Loryn Jenkins <loryn@s054.aone.net.au> writes:

> How is this more complicated? 
>
> equal (l,r: LIST): BOOLEAN is
> 	require
> 		l.count = r.count
> 	do
> 		Result := l.first /= r.first
> 		if Result then
> 			from
> 				l.start; r.start
> 			until
> 				not Result or l.off
> 			loop
> 				Result := l.item /= r.item
> 				l.forth; r.forth
> 			end
> 		end
> 	end

There are a few things I don't like about this:

1) You have to test a flag every iteration of the loop.  That adds (a
marginal amount of) inefficiency.

2) The loop predicate has 4 possible values.  The original example had
only 2.

3) There's more nesting.

So yes, I feel the above implementation is more complex than the
original implementation that used muliple returns.

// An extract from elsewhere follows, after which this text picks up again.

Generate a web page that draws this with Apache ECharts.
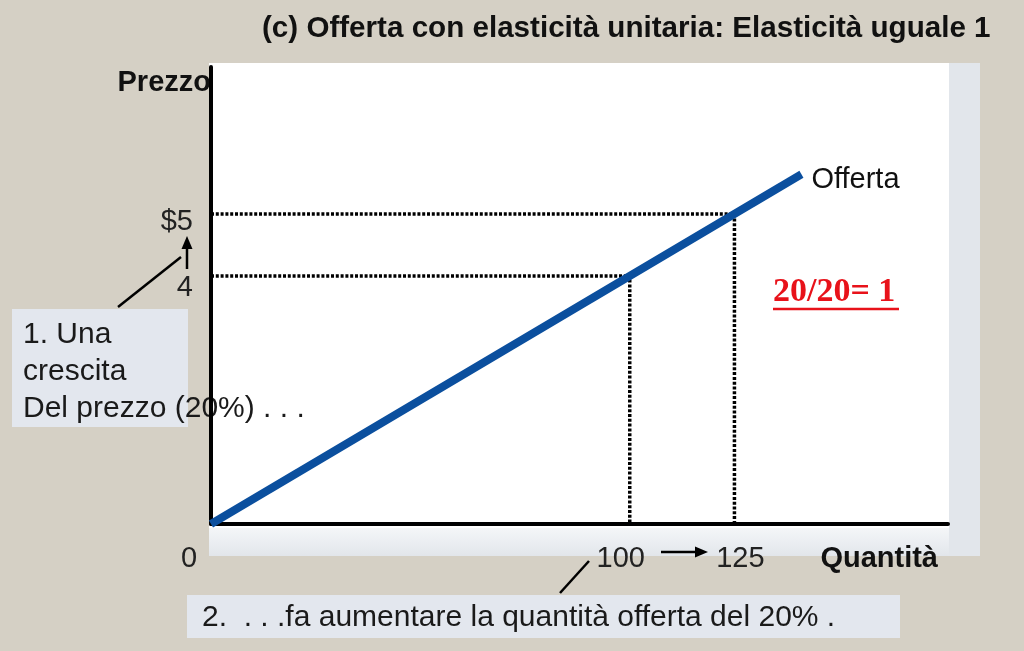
<!DOCTYPE html>
<html><head><meta charset="utf-8">
<script src="https://cdn.jsdelivr.net/npm/echarts@6/dist/echarts.min.js"></script>
<style>html,body{margin:0;padding:0;background:#d5d0c5;}#c{width:1024px;height:651px;}</style>
</head><body><div id="c"></div>
<script>
// ---- data ----
const supplyQ = [0, 141];
const supplyP = [0, 5.64];
const guideQ = [100, 125];
const guideP = [4, 5];
const xTickValues = [0, 100, 125];
const xTickLabels = ['0', '100', '125'];
const yTickValues = [4, 5];
const yTickLabels = ['4', '$5'];
const titleText = '(c) Offerta con elasticità unitaria: Elasticità uguale 1';
const xName = 'Quantità';
const yName = 'Prezzo';
const seriesName = 'Offerta';
const note1 = ['1. Una', 'crescita', 'Del prezzo (20%) . . .'];
const note2 = '2.  . . .fa aumentare la quantità offerta del 20% .';
const ratioText = '20/20= 1';

// ---- chart ----
const FONT = "'Liberation Sans', Arial, sans-serif";
const chart = echarts.init(document.getElementById('c'), null, {renderer: 'canvas'});

const guideSeries = guideQ.map((q, i) => ({
  type: 'line', silent: true, symbol: 'none', z: 3,
  data: [[0, guideP[i]], [q, guideP[i]], [q, 0]],
  lineStyle: {color: '#000', width: 3.5, type: [3, 1.8]}
}));

const xLab = {};
xTickValues.forEach((v, i) => { xLab[v] = xTickLabels[i]; });
const yLab = {};
yTickValues.forEach((v, i) => { yLab[v] = yTickLabels[i]; });

const option = {
  backgroundColor: '#d5d0c5',
  animation: false,
  textStyle: {fontFamily: FONT},
  grid: {left: 211, right: 76, top: 67, bottom: 127, containLabel: false},
  xAxis: {
    type: 'value', min: 0, max: 176,
    name: xName, nameLocation: 'end', nameGap: -10,
    nameTextStyle: {fontFamily: FONT, fontSize: 29, fontWeight: 'bold', color: '#111',
      align: 'right', verticalAlign: 'top', padding: [20, 0, 0, 0]},
    axisLine: {show: true, lineStyle: {color: '#000', width: 4}},
    axisTick: {show: false},
    splitLine: {show: false},
    axisLabel: {
      customValues: xTickValues, margin: 20, color: '#222', fontSize: 29, fontFamily: FONT,
      formatter: v => v === 0 ? '{o|' + xLab[v] + '}' : (v === 100 ? '{l|' + xLab[v] + '}' : '{r|' + xLab[v] + '}'),
      rich: {
        o: {fontSize: 29, fontFamily: FONT, color: '#222', padding: [0, 44, 0, 0]},
        l: {fontSize: 29, fontFamily: FONT, color: '#222', padding: [0, 18, 0, 0]},
        r: {fontSize: 29, fontFamily: FONT, color: '#222', padding: [0, 0, 0, 12]}
      }
    }
  },
  yAxis: {
    type: 'value', min: 0, max: 7.37,
    name: yName, nameLocation: 'end', nameGap: -16,
    nameTextStyle: {fontFamily: FONT, fontSize: 29, fontWeight: 'bold', color: '#111',
      align: 'right', verticalAlign: 'middle'},
    axisLine: {show: true, lineStyle: {color: '#000', width: 4}},
    axisTick: {show: false},
    splitLine: {show: false},
    axisLabel: {
      customValues: yTickValues, margin: 18, color: '#222', fontSize: 29, fontFamily: FONT,
      formatter: v => v === 5 ? '{a|' + yLab[v] + '}' : '{b|' + yLab[v] + '}',
      rich: {
        a: {fontSize: 29, fontFamily: FONT, color: '#222', padding: [16, 0, 0, 0]},
        b: {fontSize: 29, fontFamily: FONT, color: '#222', padding: [24, 0, 0, 0]}
      }
    }
  },
  series: guideSeries.concat([{
    type: 'line', name: seriesName, symbol: 'none', z: 5,
    data: supplyQ.map((q, i) => [q, supplyP[i]]),
    lineStyle: {color: '#0b4f9e', width: 8, cap: 'butt'},
    endLabel: {show: true, formatter: seriesName, distance: 10, offset: [0, 6],
      fontFamily: FONT, fontSize: 29, color: '#111'}
  }]),
  graphic: [
    // panel with shadow
    {type: 'rect', z: -20, shape: {x: 209, y: 63, width: 771, height: 493}, style: {fill: '#e2e6eb'}},
    {type: 'rect', z: -19, shape: {x: 209, y: 63, width: 740, height: 466}, style: {fill: '#ffffff'}},
    {type: 'rect', z: -19, shape: {x: 209, y: 528, width: 740, height: 28}, style: {
      fill: {type: 'linear', x: 0, y: 0, x2: 0, y2: 1, colorStops: [{offset: 0, color: '#f4f6f8'}, {offset: 1, color: '#e2e6eb'}]}}},
    // title
    {type: 'text', z: 1, x: 262, y: 29, style: {text: titleText, font: "bold 29.6px 'Liberation Sans', Arial, sans-serif",
      fill: '#111', textVerticalAlign: 'middle'}},
    // note 1
    {type: 'rect', z: -5, shape: {x: 12, y: 309, width: 176, height: 118}, style: {fill: '#e3e7ee'}},
    {type: 'text', z: -4, x: 23, y: 316, style: {text: note1.join('\n'), font: "30px 'Liberation Sans', Arial, sans-serif",
      fill: '#1a1a1a', lineHeight: 37}},
    // note 2
    {type: 'rect', z: -5, shape: {x: 187, y: 595, width: 713, height: 43}, style: {fill: '#e3e7ee'}},
    {type: 'text', z: -4, x: 202, y: 618, style: {text: note2, font: "30px 'Liberation Sans', Arial, sans-serif",
      fill: '#1a1a1a', textVerticalAlign: 'middle'}},
    // ratio
    {type: 'text', z: 6, x: 773, y: 292, style: {text: ratioText, font: "bold 34px 'Liberation Serif', 'Times New Roman', serif",
      fill: '#e8121a', textVerticalAlign: 'middle'}},
    {type: 'line', z: 6, shape: {x1: 773, y1: 309, x2: 899, y2: 309}, style: {stroke: '#e8121a', lineWidth: 2.7}},
    // arrows
    {type: 'line', z: 6, shape: {x1: 118, y1: 307, x2: 181, y2: 257}, style: {stroke: '#000', lineWidth: 2.5}},
    {type: 'line', z: 6, shape: {x1: 187, y1: 269, x2: 187, y2: 246}, style: {stroke: '#000', lineWidth: 2.5}},
    {type: 'polygon', z: 6, shape: {points: [[187, 236], [181.5, 249], [192.5, 249]]}, style: {fill: '#000'}},
    {type: 'line', z: 6, shape: {x1: 560, y1: 593, x2: 589, y2: 561}, style: {stroke: '#000', lineWidth: 2.5}},
    {type: 'line', z: 6, shape: {x1: 661, y1: 552, x2: 697, y2: 552}, style: {stroke: '#000', lineWidth: 2.5}},
    {type: 'polygon', z: 6, shape: {points: [[708, 552], [695, 546.5], [695, 557.5]]}, style: {fill: '#000'}}
  ]
};
chart.setOption(option);
</script>
</body></html>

> Sorry for the language change ... it's the one I'm familiar with.

AOK, I understood it OK.  (I also read the 1st ed of Bertrand's book.)
 
> By the way, I'm not sure whether it's a problem in your Ada code, but my
> Eiffel code could fail if r has greater or fewer items than l. Hence the
> precondition.

That's what the check L.Top /= R.Top means: if the number of items is
different, then you know immediately that the stacks can't be equal.
When you reach the loop, you know the stack depths are the same.


The way I look at this problem, is that it's like searching for a
specific house on an unfamiliar block.  As you're driving, when you find
the house, you stop immediately and declare success.  You don't have to
drive to the end of the block, and then say where the house was.

Likewise for the example I provided.  Once you determine that the stacks
are unequal, you quit and go home.  You don't need go all the way to the
end of the subprogram to declare victory (unless of course the stacks
happen to really be equal).